Seller disclosure is information the seller provides about known property conditions, defects, or facts required by law or contract.

Seller disclosure is information the seller provides about known property conditions, defects, or facts required by law or contract. In plain language, it is the seller’s explanation of known issues or material facts that a buyer should understand before closing.

Why It Matters

Seller disclosure matters because buyers cannot see every problem during a showing. Water intrusion, prior repairs, system failures, neighborhood issues, or legal-use problems may only become visible if the seller discloses them or the buyer uncovers them during review.

It also matters because disclosure affects pricing, negotiation, and deal risk. A known defect may change the buyer’s willingness to proceed, the need for more investigation, or the contract terms the parties are willing to accept.
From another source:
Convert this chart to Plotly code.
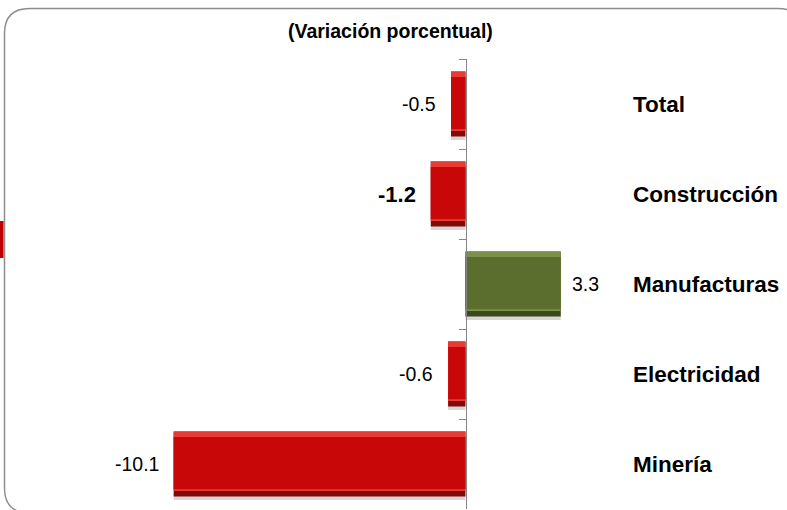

Where It Appears in a Transaction

Readers see seller disclosure during the marketing and contract stages, often alongside the Listing, the Purchase Agreement, and the buyer’s Due Diligence review. Disclosure often becomes more important during the Inspection Period because the buyer compares what was disclosed with what inspections and records reveal.

Disclosure can also intersect with title and ownership issues when a seller knows of boundary, access, or claim-related problems affecting the property.

Practical Example

A seller knows the basement has taken on water during heavy storms and that a prior leak led to repairs. That history may be important to a buyer deciding whether to move forward, request repairs, ask for a credit, or intensify inspection efforts.

Common Misunderstandings and Close Contrasts

Seller disclosure is not the same as a warranty that nothing else can be wrong. It is a disclosure of known facts, not a guarantee that the property is flawless.

It is also not a substitute for the buyer’s own diligence. Buyers still need inspections, document review, and other investigation. The disclosure informs that work; it does not replace it.

Another common mistake is assuming disclosure rules are identical everywhere. They are not. The site stays U.S.-first and educational, but the exact form and legal standard can vary by state and transaction type.